DCRA-Net: Attention-Enabled Reconstruction Model for Dynamic Fetal Cardiac MRI

TL;DR

DCRA-Net addresses the challenge of reconstructing dynamic fetal cardiac motion from highly accelerated, non-gated MRI by integrating spatial and temporal self-attention with temporal-frequency data representations. The model outperforms conventional and DL baselines (L+S, k-GIN, and 3D U-Net) across fetal and adult datasets, achieving peak SSIM values near 0.989 and 0.964 under lattice undersampling for fetal and adult data, respectively. An ablation study shows that temporal-frequency representation plus data consistency synergistically improve reconstruction quality, and the method demonstrates potential for broader dynamic MRI applications beyond fetal imaging. The work also highlights the importance of acquisition pattern and identifies remaining challenges in generalization to diverse undersampling schemes and multi-coil data, guiding future clinical translation.

Abstract

Dynamic fetal heart magnetic resonance imaging (MRI) presents unique challenges due to the fast heart rate of the fetus compared to adult subjects and uncontrolled fetal motion.
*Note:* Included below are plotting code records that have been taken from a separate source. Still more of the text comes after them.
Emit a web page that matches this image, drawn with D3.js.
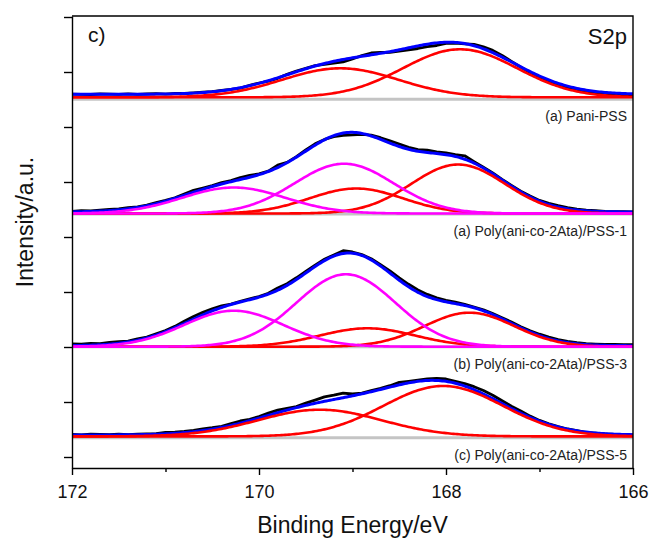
<!DOCTYPE html>
<html>
<head>
<meta charset="utf-8">
<script src="https://cdn.jsdelivr.net/npm/d3@7"></script>
<style>
    html, body { margin: 0; padding: 0; background: #fff; }
    svg { display: block; font-family: "Liberation Sans", Arial, sans-serif; }
</style>
</head>
<body>
<svg id="chart" width="649" height="538"></svg>
<script>
'use strict';

// binding energy grid of the measured spectra (eV), 172 -> 166
const energy = d3.range(61).map(i => Math.round((172 - i * 0.1) * 10) / 10);

// measured counts above each spectrum's own baseline (a.u.)
const countsPani = [5.2, 5.0, 4.8, 5.3, 5.1, 4.9, 5.4, 5.0, 5.3, 5.6, 5.2, 5.8, 6.0, 6.5, 7.2, 7.6, 8.8, 9.9, 11.2, 13.9, 16.3,
    18.2, 21.0, 24.9, 28.2, 31.0, 33.6, 35.0, 36.2, 37.5, 40.3, 43.8, 46.3, 46.8, 47.0, 48.2, 49.5, 50.8, 52.6, 53.8, 55.9,
    56.2, 55.5, 55.0, 52.4, 48.9, 43.8, 37.9, 32.0, 26.9, 22.1, 18.2, 14.8, 11.8, 9.9, 8.0, 6.6, 5.0, 4.2, 3.6, 3.2];
const countsPss1 = [2.6, 3.4, 3.1, 3.9, 4.6, 5.0, 6.3, 7.2, 8.9, 11.4, 13.6, 16.2, 19.9, 23.6, 25.9, 28.4, 31.4, 33.3, 36.4, 38.6, 40.1,
    42.9, 48.8, 51.6, 57.4, 64.0, 70.2, 74.6, 77.4, 78.6, 79.2, 79.6, 78.9, 76.3, 73.1, 70.0, 66.7, 64.4, 63.8, 62.2, 61.0,
    59.3, 58.2, 52.4, 46.8, 41.0, 34.5, 28.6, 22.8, 17.9, 13.6, 10.6, 8.3, 6.4, 4.9, 3.9, 3.3, 2.6, 2.3, 2.4, 2.2];
const countsPss3 = [2.8, 2.5, 3.3, 3.1, 4.2, 5.0, 5.6, 7.9, 9.6, 12.9, 16.1, 20.3, 25.4, 30.2, 34.3, 37.8, 40.8, 42.6, 45.3, 47.9, 50.1,
    53.4, 58.7, 63.0, 68.9, 75.2, 81.6, 87.4, 91.8, 96.0, 94.7, 92.1, 87.9, 82.0, 75.9, 68.9, 62.4, 56.8, 52.3, 48.9, 46.4,
    44.5, 42.3, 39.6, 36.9, 33.1, 29.0, 24.6, 19.9, 15.8, 12.5, 9.6, 7.2, 5.4, 4.0, 3.1, 2.6, 2.2, 2.3, 2.0, 2.1];
const countsPss5 = [3.4, 2.9, 3.6, 3.3, 3.0, 3.5, 3.1, 3.6, 3.9, 4.1, 5.3, 5.6, 6.2, 7.4, 8.9, 10.0, 11.4, 14.0, 16.7, 18.4, 21.1,
    24.6, 27.5, 29.4, 31.2, 34.6, 37.6, 40.8, 42.5, 44.6, 43.7, 44.5, 47.1, 49.4, 52.0, 55.3, 56.3, 57.5, 58.8, 59.4, 58.7,
    56.3, 54.1, 51.0, 47.2, 42.5, 37.0, 31.4, 26.8, 21.6, 17.3, 13.8, 11.0, 8.7, 7.0, 5.4, 4.6, 3.8, 3.4, 3.1, 2.9];

const spectra = [countsPani, countsPss1, countsPss3, countsPss5];
const sampleNames = ['(a) Pani-PSS', '(a) Poly(ani-co-2Ata)/PSS-1',
    '(b) Poly(ani-co-2Ata)/PSS-3', '(c) Poly(ani-co-2Ata)/PSS-5'];

// vertical offset of each stacked spectrum (a.u.)
const baselineLevel = [357.7, 243, 110.3, 19.3];

// fitted gaussian components: centre (eV), sigma (eV), height (a.u.), component group
const peakCenter = [[169.13, 167.85], [170.27, 169.09, 168.96, 167.87], [170.27, 169.07, 168.84, 167.75], [169.35, 168.03]];
const peakSigma = [[0.62, 0.61], [0.55, 0.53, 0.50, 0.50], [0.53, 0.53, 0.51, 0.48], [0.66, 0.64]];
const peakHeight = [[29, 48], [26, 49.8, 25, 49], [36, 72.4, 18.4, 34], [26.7, 50.4]];
const peakGroup = [[0, 0], [1, 1, 0, 0], [1, 1, 0, 0], [0, 0]];
const fitBackground = [5, 2, 1, 2.7];
const peakBackground = [2, 0.5, 0, 1.3];

const majorTicks = [172, 170, 168, 166];
const minorTicks = [171, 169, 167];

(function () {
    const svg = d3.select('#chart');
    const left = 72;
    const right = 633;
    const top = 16;
    const bottom = 468;

    const x = d3.scaleLinear().domain([172, 166]).range([left, right]);
    const y = d3.scaleLinear().domain([-11, 441]).range([bottom, top]);
    const groupColor = d3.scaleOrdinal().domain([0, 1]).range(['#ff0000', '#ff00ff']);

    const gauss = (e, c, s, h) => h * Math.exp(-((e - c) * (e - c)) / (2 * s * s));
    const fine = d3.range(0, 301).map(i => 172 - i * 0.02);

    svg.append('clipPath')
        .attr('id', 'plot-area')
        .append('rect')
        .attr('x', left)
        .attr('y', top)
        .attr('width', right - left)
        .attr('height', bottom - top);

    const plot = svg.append('g').attr('clip-path', 'url(#plot-area)');

    const line = d3.line()
        .x(d => x(d[0]))
        .y(d => y(d[1]));

    // grey baselines first
    plot.selectAll('.base')
        .data(baselineLevel)
        .enter().append('line')
        .attr('class', 'base')
        .attr('x1', x(172))
        .attr('x2', x(166))
        .attr('y1', d => y(d))
        .attr('y2', d => y(d))
        .attr('stroke', '#c4c4c4')
        .attr('stroke-width', 3);

    spectra.forEach((counts, p) => {
        const off = baselineLevel[p];
        const centers = peakCenter[p];

        // measured data
        plot.append('path')
            .datum(energy.map((e, i) => [e, off + counts[i]]))
            .attr('fill', 'none')
            .attr('stroke', '#000')
            .attr('stroke-width', 2.8)
            .attr('stroke-linejoin', 'round')
            .attr('d', line);

        // envelope of the fit
        plot.append('path')
            .datum(fine.map(e => [e, off + fitBackground[p] +
                d3.sum(centers, (c, k) => gauss(e, c, peakSigma[p][k], peakHeight[p][k]))]))
            .attr('fill', 'none')
            .attr('stroke', '#0000ff')
            .attr('stroke-width', 3)
            .attr('d', line);

        // components, red group drawn before the magenta group
        const order = d3.range(centers.length).sort((a, b) => peakGroup[p][a] - peakGroup[p][b]);
        order.forEach(k => {
            plot.append('path')
                .datum(fine.map(e => [e, off + peakBackground[p] +
                    gauss(e, centers[k], peakSigma[p][k], peakHeight[p][k])]))
                .attr('fill', 'none')
                .attr('stroke', groupColor(peakGroup[p][k]))
                .attr('stroke-width', 2.6)
                .attr('d', line);
        });
    });

    // sample labels under each trace
    svg.selectAll('.sample')
        .data(sampleNames)
        .enter().append('text')
        .attr('class', 'sample')
        .attr('x', right - 6)
        .attr('y', (d, i) => y(baselineLevel[i]) + 22)
        .attr('text-anchor', 'end')
        .attr('font-size', '14px')
        .attr('fill', '#222')
        .text(d => d);

    // axes
    const xAxis = svg.append('g')
        .attr('transform', 'translate(0,' + bottom + ')')
        .call(d3.axisBottom(x).tickValues(majorTicks).tickSize(7).tickSizeOuter(0)
            .tickPadding(10).tickFormat(d3.format('d')));
    svg.append('g')
        .attr('transform', 'translate(0,' + bottom + ')')
        .call(d3.axisBottom(x).tickValues(minorTicks).tickSize(4).tickSizeOuter(0).tickFormat(''))
        .select('.domain').remove();
    xAxis.selectAll('text')
        .attr('font-size', '18px')
        .attr('font-family', '"Liberation Sans", Arial, sans-serif')
        .attr('fill', '#111');

    svg.append('g')
        .attr('transform', 'translate(' + left + ',0)')
        .call(d3.axisLeft(y).tickValues(d3.range(0, 441, 55)).tickSize(8).tickSizeOuter(0).tickFormat(''));

    svg.selectAll('.domain, .tick line')
        .attr('stroke', '#000')
        .attr('stroke-width', 1.4);

    // frame top and right
    svg.append('path')
        .attr('d', 'M' + left + ',' + top + 'H' + right + 'V' + bottom)
        .attr('fill', 'none')
        .attr('stroke', '#000')
        .attr('stroke-width', 1.4);

    svg.append('text')
        .attr('x', 88)
        .attr('y', 42)
        .attr('font-size', '21px')
        .attr('fill', '#111')
        .text('c)');

    svg.append('text')
        .attr('x', right - 6)
        .attr('y', 44)
        .attr('text-anchor', 'end')
        .attr('font-size', '22px')
        .attr('fill', '#111')
        .text('S2p');

    svg.append('text')
        .attr('x', (left + right) / 2)
        .attr('y', 533)
        .attr('text-anchor', 'middle')
        .attr('font-size', '23px')
        .attr('fill', '#111')
        .text('Binding Energy/eV');

    svg.append('text')
        .attr('transform', 'translate(33,' + 222 + ') rotate(-90)')
        .attr('text-anchor', 'middle')
        .attr('font-size', '23px')
        .attr('fill', '#111')
        .text('Intensity/a.u.');
}());
</script>
</body>
</html>
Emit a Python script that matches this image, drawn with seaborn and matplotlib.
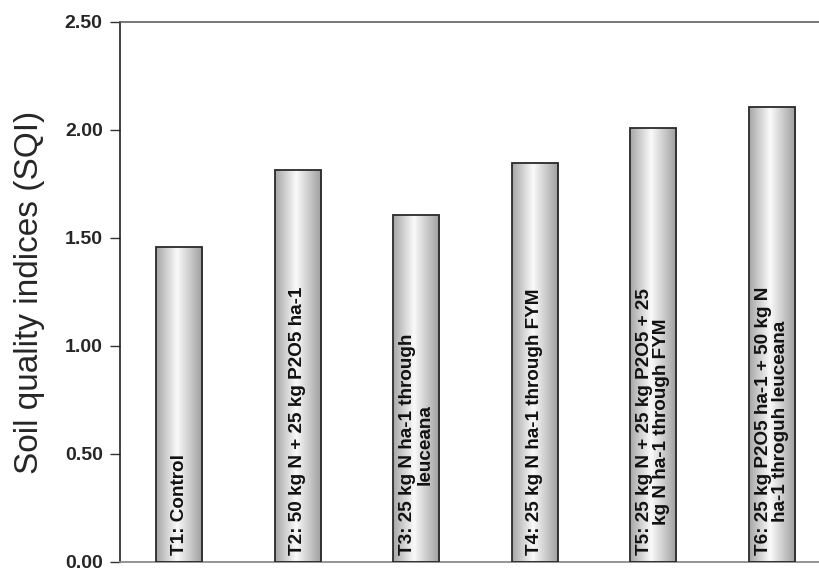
import numpy as np
import matplotlib.pyplot as plt
import seaborn as sns
from matplotlib.colors import LinearSegmentedColormap

treatments = [
    "T1: Control",
    "T2: 50 kg N + 25 kg P2O5 ha-1",
    "T3: 25 kg N ha-1 through\nleuceana",
    "T4: 25 kg N ha-1 through FYM",
    "T5: 25 kg N + 25 kg P2O5 + 25\nkg N ha-1 through FYM",
    "T6: 25 kg P2O5 ha-1 + 50 kg N\nha-1 throguh leuceana",
]
sqi = [1.46, 1.815, 1.605, 1.845, 2.01, 2.105]
yticks = [0.0, 0.5, 1.0, 1.5, 2.0, 2.5]

sns.set_theme(style='white')
plt.rcParams['font.family'] = ['Liberation Sans', 'DejaVu Sans']

fig = plt.figure(figsize=(8.2, 5.68), dpi=100)
ax = fig.add_axes([120 / 820, 6 / 568, 711 / 820, 540 / 568])

sns.barplot(x=treatments, y=sqi, color='#c0c0c0', width=0.39,
            edgecolor='#2a2a2a', linewidth=1.3, ax=ax)

# cylinder look: grey - white - grey gradient clipped to each bar
cyl = LinearSegmentedColormap.from_list(
    'cyl', [(0, '#a6a6a6'), (0.45, '#fafafa'), (1, '#9c9c9c')])
grad = np.linspace(0, 1, 256).reshape(1, -1)
for bar in ax.patches:
    x0, w, h = bar.get_x(), bar.get_width(), bar.get_height()
    im = ax.imshow(grad, cmap=cyl, extent=[x0, x0 + w, 0, h],
                   aspect='auto', zorder=2)
    im.set_clip_path(bar)
    bar.set_facecolor('none')
    bar.set_zorder(3)

# treatment labels inside the bars
for i, lab in enumerate(treatments):
    ax.text(i, 0.032, lab, rotation=90, ha='center', va='bottom',
            multialignment='center', fontsize=13.6, fontweight='bold',
            linespacing=1.0, color='#111111', zorder=4)

ax.set_xlim(-0.5, len(treatments) - 0.5)
ax.set_ylim(0, 2.5)
ax.set_xticks([])
ax.set_yticks(yticks)
ax.set_yticklabels([f'{v:.2f}' for v in yticks], fontsize=14,
                   fontweight='bold')
ax.tick_params(axis='y', left=True, length=7, width=1, pad=5.5,
               color='#333333')
ax.set_ylabel('Soil quality indices (SQI)', fontsize=24, labelpad=14)

for side in ['left', 'top', 'bottom']:
    ax.spines[side].set_visible(True)
ax.spines['right'].set_visible(False)
ax.spines['left'].set_color('#222222')
ax.spines['top'].set_color('#666666')
ax.spines['bottom'].set_color('#888888')
ax.spines['left'].set_linewidth(1.2)

fig.savefig('out.png', dpi=100)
This requires high temporal and spatial resolutions over a large field of view, in order to encompass surrounding maternal anatomy. In this work, we introduce Dynamic Cardiac Reconstruction Attention Network (DCRA-Net) - a novel deep learning model that employs attention mechanisms in spatial and temporal domains and temporal frequency representation of data to reconstruct the dynamics of the fetal heart from highly accelerated free-running (non-gated) MRI acquisitions. DCRA-Net was trained on retrospectively undersampled complex-valued cardiac MRIs from 42 fetal subjects and separately from 153 adult subjects, and evaluated on data from 14 fetal and 39 adult subjects respectively. Its performance was compared to L+S and k-GIN methods in both fetal and adult cases for an undersampling factor of 8x. The proposed network performed better than the comparators for both fetal and adult data, for both regular lattice and centrally weighted random undersampling. Aliased signals due to the undersampling were comprehensively resolved, and both the spatial details of the heart and its temporal dynamics were recovered with high fidelity. The highest performance was achieved when using lattice undersampling, data consistency and temporal frequency representation, yielding PSNR of 38 for fetal and 35 for adult cases. Our method is publicly available at https://github.com/denproc/DCRA-Net.

Figures (5)

• Figure 1: The proposed DCRA-Net model for dynamic fetal cardiac MRI reconstruction. The main parts of the model are encoder, bottleneck and decoder parts. Encoder and decoder blocks are built from two ResNet blocks, spatial (S) self-attention block followed by temporal (T) self-attention layer and down-/upsampling. The bottleneck consists of ResNet block, spatial and temporal self-attention layers followed by another ResNet block. The initial block uses spatial convolutional layer and temporal self-attention block. Our implementation assumes number of channels $C = 64$ for both fetal and adult application.
• Figure 2: Examples of $8$x undersampling patterns.
• Figure 3: Fetal heart reconstruction comparison shows reconstructed data as image frames (a), temporal (c) and frequency (e) representations and their corresponding error maps (b, d, f). (e) and (f) are also shown using reduced dynamic range in (g, h).
• Figure 4: Adult heart reconstruction comparison shows reconstructed data as image frames (a), temporal (c) and frequency (e) representations and their corresponding error maps (b, d, f). (e) and (f) are also shown using reduced dynamic range in (g, h).
• Figure 5: Comparison of DCRA-Net across temporal representations and data consistency presence. The figure shows reconstructed data as image frames (a), temporal (c) and frequency (e) representations and their corresponding error maps (b, d, f). (e) and (f) are also shown using reduced dynamic range in (g, h).